INSTRUCTIONS FOR THE TASK
Return all lines from the listing below in which the string "chart" occurs.

Stored data entries
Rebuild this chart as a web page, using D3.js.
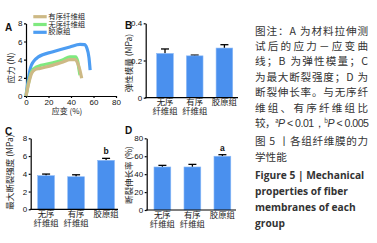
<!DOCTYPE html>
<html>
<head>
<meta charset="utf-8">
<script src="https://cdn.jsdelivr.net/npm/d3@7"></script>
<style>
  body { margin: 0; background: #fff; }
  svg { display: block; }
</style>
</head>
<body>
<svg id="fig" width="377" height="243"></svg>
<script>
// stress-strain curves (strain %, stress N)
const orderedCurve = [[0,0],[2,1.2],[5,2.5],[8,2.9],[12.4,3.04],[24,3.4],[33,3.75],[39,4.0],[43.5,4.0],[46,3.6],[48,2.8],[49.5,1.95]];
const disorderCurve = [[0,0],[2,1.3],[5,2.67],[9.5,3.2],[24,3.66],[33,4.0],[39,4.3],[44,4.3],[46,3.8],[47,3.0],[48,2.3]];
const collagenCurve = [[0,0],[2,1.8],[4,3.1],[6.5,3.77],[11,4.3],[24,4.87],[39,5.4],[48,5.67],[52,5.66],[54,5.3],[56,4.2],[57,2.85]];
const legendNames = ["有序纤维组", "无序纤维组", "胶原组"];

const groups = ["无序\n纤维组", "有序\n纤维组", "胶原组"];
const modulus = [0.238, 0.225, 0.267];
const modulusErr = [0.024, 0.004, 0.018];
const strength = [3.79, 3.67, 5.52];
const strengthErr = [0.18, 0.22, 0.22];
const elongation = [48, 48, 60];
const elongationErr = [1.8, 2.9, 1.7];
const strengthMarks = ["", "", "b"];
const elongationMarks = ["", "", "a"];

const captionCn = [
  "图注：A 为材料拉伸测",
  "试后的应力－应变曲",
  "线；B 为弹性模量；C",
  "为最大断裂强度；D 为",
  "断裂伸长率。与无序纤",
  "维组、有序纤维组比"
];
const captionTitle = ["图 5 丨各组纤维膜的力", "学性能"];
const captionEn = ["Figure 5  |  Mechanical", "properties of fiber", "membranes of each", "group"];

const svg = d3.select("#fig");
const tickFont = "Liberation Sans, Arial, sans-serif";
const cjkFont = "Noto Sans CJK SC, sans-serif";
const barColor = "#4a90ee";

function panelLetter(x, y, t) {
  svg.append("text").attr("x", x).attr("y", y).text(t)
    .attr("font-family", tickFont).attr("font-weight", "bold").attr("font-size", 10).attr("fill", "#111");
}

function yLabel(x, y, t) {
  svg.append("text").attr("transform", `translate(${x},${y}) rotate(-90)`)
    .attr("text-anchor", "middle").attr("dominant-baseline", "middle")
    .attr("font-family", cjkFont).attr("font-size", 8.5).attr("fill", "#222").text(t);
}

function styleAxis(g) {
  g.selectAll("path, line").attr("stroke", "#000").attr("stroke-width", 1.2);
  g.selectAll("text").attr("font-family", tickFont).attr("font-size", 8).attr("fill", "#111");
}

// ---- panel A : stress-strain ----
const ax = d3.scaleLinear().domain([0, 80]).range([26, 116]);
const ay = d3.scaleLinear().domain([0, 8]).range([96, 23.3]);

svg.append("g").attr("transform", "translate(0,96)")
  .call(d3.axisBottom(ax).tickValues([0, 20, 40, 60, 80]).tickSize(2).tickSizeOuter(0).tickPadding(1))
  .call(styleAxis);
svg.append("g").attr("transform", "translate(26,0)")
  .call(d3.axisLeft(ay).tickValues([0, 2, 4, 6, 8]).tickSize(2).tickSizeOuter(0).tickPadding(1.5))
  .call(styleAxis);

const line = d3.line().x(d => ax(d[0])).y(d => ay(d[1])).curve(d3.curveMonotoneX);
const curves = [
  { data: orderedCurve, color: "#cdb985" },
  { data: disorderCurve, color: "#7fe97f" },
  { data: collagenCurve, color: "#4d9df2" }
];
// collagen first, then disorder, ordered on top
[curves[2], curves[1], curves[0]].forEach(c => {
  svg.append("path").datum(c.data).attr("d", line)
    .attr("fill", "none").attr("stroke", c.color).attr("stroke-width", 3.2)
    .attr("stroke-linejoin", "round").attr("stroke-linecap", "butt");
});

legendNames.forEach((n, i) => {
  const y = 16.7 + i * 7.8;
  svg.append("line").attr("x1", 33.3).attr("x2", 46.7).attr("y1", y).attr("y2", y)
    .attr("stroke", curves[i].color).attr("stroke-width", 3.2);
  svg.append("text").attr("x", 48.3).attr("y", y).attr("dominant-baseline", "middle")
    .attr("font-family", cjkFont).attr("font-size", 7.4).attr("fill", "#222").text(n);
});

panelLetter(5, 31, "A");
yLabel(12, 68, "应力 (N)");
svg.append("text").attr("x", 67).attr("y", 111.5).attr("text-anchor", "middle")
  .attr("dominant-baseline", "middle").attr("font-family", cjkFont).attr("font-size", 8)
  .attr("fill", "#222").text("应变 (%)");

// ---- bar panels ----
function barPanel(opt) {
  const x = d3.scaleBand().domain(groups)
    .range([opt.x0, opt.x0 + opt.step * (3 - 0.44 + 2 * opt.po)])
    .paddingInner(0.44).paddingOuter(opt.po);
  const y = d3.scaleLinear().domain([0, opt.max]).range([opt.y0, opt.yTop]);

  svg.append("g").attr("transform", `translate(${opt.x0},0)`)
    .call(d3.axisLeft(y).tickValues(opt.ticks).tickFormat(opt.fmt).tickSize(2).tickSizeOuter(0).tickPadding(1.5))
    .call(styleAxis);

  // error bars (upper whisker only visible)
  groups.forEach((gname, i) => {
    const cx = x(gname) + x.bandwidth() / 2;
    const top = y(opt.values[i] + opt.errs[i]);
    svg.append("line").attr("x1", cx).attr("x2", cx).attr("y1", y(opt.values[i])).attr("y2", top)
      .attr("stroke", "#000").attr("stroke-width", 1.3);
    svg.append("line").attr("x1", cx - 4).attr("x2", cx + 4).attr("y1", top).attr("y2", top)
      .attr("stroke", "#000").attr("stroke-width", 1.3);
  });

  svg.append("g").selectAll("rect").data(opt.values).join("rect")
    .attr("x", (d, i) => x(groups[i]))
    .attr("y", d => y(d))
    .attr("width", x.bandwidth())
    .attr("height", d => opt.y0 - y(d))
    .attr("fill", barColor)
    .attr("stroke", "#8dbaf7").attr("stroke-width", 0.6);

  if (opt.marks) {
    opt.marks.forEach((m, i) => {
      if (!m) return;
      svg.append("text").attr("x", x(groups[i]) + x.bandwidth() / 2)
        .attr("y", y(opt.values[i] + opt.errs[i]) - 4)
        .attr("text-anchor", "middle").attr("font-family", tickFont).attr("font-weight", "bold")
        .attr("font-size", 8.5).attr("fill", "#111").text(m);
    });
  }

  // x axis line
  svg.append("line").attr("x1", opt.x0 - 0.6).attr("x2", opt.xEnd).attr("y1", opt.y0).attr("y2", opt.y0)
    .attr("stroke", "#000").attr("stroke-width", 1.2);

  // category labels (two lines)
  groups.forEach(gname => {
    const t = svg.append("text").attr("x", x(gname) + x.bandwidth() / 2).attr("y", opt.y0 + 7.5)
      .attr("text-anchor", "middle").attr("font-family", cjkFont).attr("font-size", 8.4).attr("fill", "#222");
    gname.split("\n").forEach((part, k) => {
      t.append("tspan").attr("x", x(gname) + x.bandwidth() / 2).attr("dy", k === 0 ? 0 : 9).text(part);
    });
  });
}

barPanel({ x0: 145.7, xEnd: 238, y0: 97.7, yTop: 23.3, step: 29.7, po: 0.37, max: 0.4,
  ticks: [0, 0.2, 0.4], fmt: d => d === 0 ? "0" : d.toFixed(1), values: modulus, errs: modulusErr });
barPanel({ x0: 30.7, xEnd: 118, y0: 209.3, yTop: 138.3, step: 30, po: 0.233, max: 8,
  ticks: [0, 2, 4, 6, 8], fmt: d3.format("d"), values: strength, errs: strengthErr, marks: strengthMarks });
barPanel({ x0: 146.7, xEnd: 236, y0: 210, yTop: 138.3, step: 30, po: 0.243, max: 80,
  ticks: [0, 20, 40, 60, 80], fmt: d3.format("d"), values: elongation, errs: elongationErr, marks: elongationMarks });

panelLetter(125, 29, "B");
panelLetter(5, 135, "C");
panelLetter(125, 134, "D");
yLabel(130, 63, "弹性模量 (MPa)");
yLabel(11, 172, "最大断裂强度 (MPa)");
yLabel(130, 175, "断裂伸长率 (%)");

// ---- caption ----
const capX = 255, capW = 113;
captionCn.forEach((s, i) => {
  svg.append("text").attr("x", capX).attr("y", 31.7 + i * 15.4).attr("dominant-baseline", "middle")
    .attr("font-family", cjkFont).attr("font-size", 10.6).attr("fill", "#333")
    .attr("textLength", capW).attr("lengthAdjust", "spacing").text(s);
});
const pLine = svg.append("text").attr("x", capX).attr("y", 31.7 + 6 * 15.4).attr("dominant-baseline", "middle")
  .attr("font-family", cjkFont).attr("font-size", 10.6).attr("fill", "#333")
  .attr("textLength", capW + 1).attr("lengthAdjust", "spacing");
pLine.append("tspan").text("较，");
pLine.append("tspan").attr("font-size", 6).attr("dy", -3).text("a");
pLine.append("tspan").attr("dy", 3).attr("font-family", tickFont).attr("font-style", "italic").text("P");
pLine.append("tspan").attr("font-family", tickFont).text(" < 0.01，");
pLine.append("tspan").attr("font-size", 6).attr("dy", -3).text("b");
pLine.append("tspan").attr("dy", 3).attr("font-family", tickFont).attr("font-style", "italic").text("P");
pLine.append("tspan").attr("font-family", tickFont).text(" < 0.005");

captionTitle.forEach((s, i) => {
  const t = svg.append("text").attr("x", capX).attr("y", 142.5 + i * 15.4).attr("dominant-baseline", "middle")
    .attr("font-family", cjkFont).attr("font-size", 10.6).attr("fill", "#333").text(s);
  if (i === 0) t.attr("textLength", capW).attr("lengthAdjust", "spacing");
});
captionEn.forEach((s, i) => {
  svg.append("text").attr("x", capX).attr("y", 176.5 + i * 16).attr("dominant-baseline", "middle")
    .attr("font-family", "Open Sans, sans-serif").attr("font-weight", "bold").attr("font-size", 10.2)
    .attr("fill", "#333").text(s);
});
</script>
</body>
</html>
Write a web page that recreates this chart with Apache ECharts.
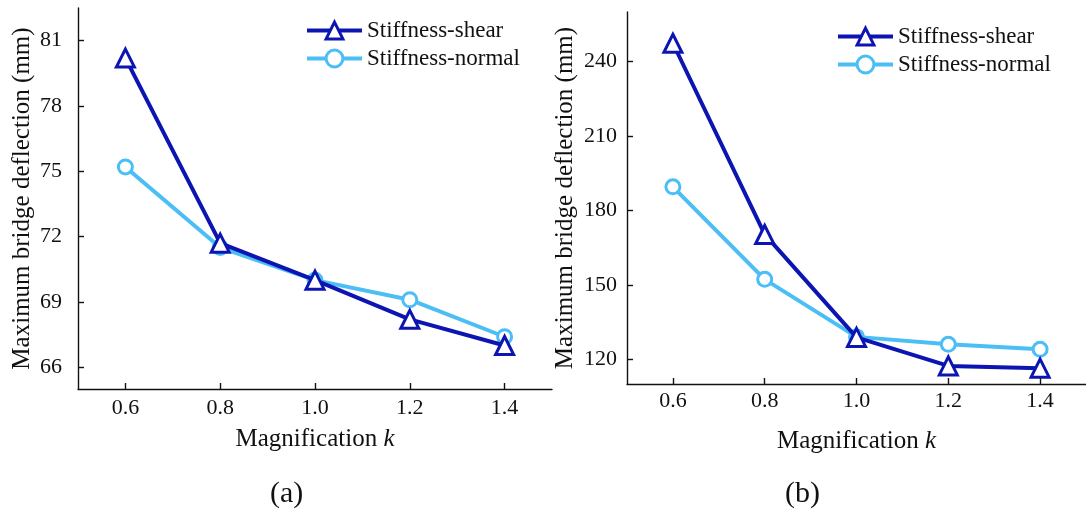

FINISHED TASK
Rebuild this chart as a web page, using D3.js.
Write a web page that recreates this chart with Apache ECharts.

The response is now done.